If I had to guess, I would say that they are just afraid. Keep in mind that the Fed employs some of the brightest economic minds on the planet, and Chairwoman Yellen even stated this week that the economy continues to improve. They see what we see. However, the challenge for the Fed is that they have kept us in this low rate environment for so long that a lot of pent-up volatility has formed in select asset classes. If they move too fast, they risk destroying a lot of the progress, and I think they are scared to screw it all up.

This predicament leads us to then question what the future holds, and based on their commentary this week, it seems that we should expect one rate hike this year. December seems more likely than November, given we still need to get through what is arguably the most contentious presidential election in our nation’s history.
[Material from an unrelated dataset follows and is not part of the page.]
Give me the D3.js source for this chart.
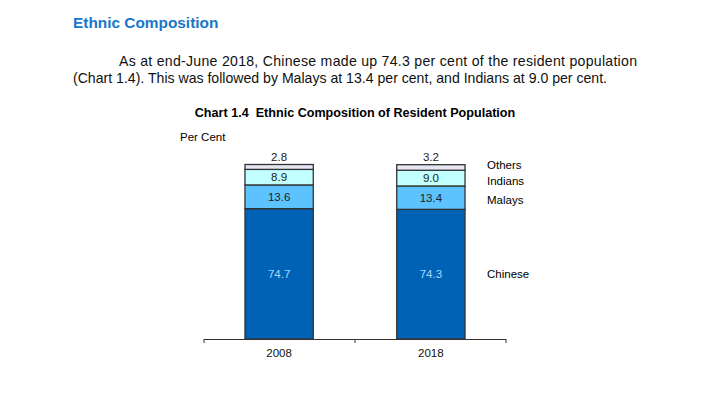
<!DOCTYPE html>
<html>
<head>
<meta charset="utf-8">
<script src="https://cdn.jsdelivr.net/npm/d3@7"></script>
<style>
  body { margin: 0; background: #fff; }
  svg { font-family: "Liberation Sans", Arial, sans-serif; }
</style>
</head>
<body>
<svg id="chart" width="720" height="395"></svg>
<script>
// data
const years = ['2008', '2018'];
const groups = ['Chinese', 'Malays', 'Indians', 'Others'];
const chinese = [74.7, 74.3];
const malays = [13.6, 13.4];
const indians = [8.9, 9.0];
const others = [2.8, 3.2];
const groupColors = ['#0062b4', '#5cc3ff', '#c2ffff', '#e4e6f2'];
const labelColors = ['#a9d6ff', '#222', '#222', '#222'];

const seriesValues = [chinese, malays, indians, others];
const rows = years.map((y, i) => {
  let r = { year: y };
  groups.forEach((g, j) => { r[g] = seriesValues[j][i]; });
  return r;
});

const svg = d3.select('#chart');

// heading + paragraph
svg.append('text')
  .attr('x', 73).attr('y', 28)
  .attr('font-size', 15.4).attr('font-weight', 'bold')
  .attr('fill', '#1777cc')
  .text('Ethnic Composition');

svg.append('text')
  .attr('x', 119).attr('y', 66)
  .attr('font-size', 14.1).attr('fill', '#111')
  .attr('textLength', 518).attr('lengthAdjust', 'spacing')
  .text('As at end-June 2018, Chinese made up 74.3 per cent of the resident population');
svg.append('text')
  .attr('x', 73).attr('y', 83)
  .attr('font-size', 14.1).attr('fill', '#111')
  .text('(Chart 1.4). This was followed by Malays at 13.4 per cent, and Indians at 9.0 per cent.');

// chart title
svg.append('text')
  .attr('x', 355).attr('y', 117)
  .attr('text-anchor', 'middle')
  .attr('font-size', 12.6).attr('font-weight', 'bold')
  .style('white-space', 'pre')
  .text('Chart 1.4  Ethnic Composition of Resident Population');

svg.append('text')
  .attr('x', 180).attr('y', 141)
  .attr('font-size', 11.5)
  .text('Per Cent');

// scales
const x = d3.scaleBand().domain(years).range([204, 506]).paddingInner(0.55).paddingOuter(0.27);
const y = d3.scaleLinear().domain([0, 100]).range([339, 164.5]);

const stack = d3.stack().keys(groups)(rows);

const layer = svg.append('g').selectAll('g')
  .data(stack)
  .join('g')
  .attr('fill', (d, i) => groupColors[i]);

layer.selectAll('rect')
  .data(d => d)
  .join('rect')
  .attr('x', d => x(d.data.year))
  .attr('width', x.bandwidth())
  .attr('y', d => y(d[1]))
  .attr('height', d => y(d[0]) - y(d[1]))
  .attr('stroke', '#333')
  .attr('stroke-width', 1.3);

// value labels
stack.forEach((s, i) => {
  s.forEach(d => {
    const g = groups[i];
    let ty;
    if (g === 'Others') ty = y(d[1]) - 4;
    else ty = (y(d[0]) + y(d[1])) / 2 + 4;
    svg.append('text')
      .attr('x', x(d.data.year) + x.bandwidth() / 2)
      .attr('y', ty)
      .attr('text-anchor', 'middle')
      .attr('font-size', 11.5)
      .attr('fill', labelColors[i])
      .text(d.data[g].toFixed(1));
  });
});

// legend labels beside the 2018 bar
const last = stack.map(s => s[s.length - 1]);
const legendY = {
  Chinese: (y(last[0][0]) + y(last[0][1])) / 2 + 4,
  Malays: (y(last[1][0]) + y(last[1][1])) / 2 + 6,
  Indians: (y(last[2][0]) + y(last[2][1])) / 2 + 7,
  Others: y(last[3][1]) + 4.5
};
groups.forEach(g => {
  svg.append('text')
    .attr('x', 487).attr('y', legendY[g])
    .attr('font-size', 11.5)
    .text(g);
});

// x axis
const axis = d3.axisBottom(x).tickSize(0).tickPadding(10);
const ax = svg.append('g').attr('transform', 'translate(0,339)').call(axis);
ax.select('.domain').remove();
ax.selectAll('text').attr('font-size', 11.5).attr('fill', '#111')
  .attr('font-family', '"Liberation Sans", Arial, sans-serif');
svg.append('line').attr('x1', 204).attr('x2', 506).attr('y1', 339.5).attr('y2', 339.5)
  .attr('stroke', '#333').attr('stroke-width', 1);
const tickPos = [204, (x(years[0]) + x.bandwidth() + x(years[1])) / 2, 506];
svg.selectAll('.sep').data(tickPos).join('line')
  .attr('class', 'sep')
  .attr('x1', d => d).attr('x2', d => d)
  .attr('y1', 339).attr('y2', 343)
  .attr('stroke', '#333');
</script>
</body>
</html>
Longer term, I see two trends that will remain in place as a result of the Fed’s decision this week:

  1. The War Goes On: They lowered their growth estimates through 2018, so expect to see rates remain artificially low for longer.  Hence, the war on seniors and savers will continue as income on ultra-safe investments will remain less than stellar.
  2. Recession Risk Remains Low: The Fed wants our economy to grow faster, and the risk of rampant inflation from keeping rates low for too long is nonexistent at the moment, so their inability to make tough decisions most likely will not cause any major harm.

The sad reality is that no matter how much I slam the Fed, they are the most powerful economic force in the world, and there is nothing that I nor anyone else can do to counter them. Investors who choose to fight the Fed are bringing knives to a gun fight. 

What we can do is prepare for the day when they do decide to raise rates by accepting the fact that although the ride will be bumpy, the absolute best outcome for the economy is a slow return to a normal interest rate environment.

The bottom line is that the Fed deserves the criticism they are receiving, but in the end, their decision to stay put does not pose any major risk to the economy at the moment.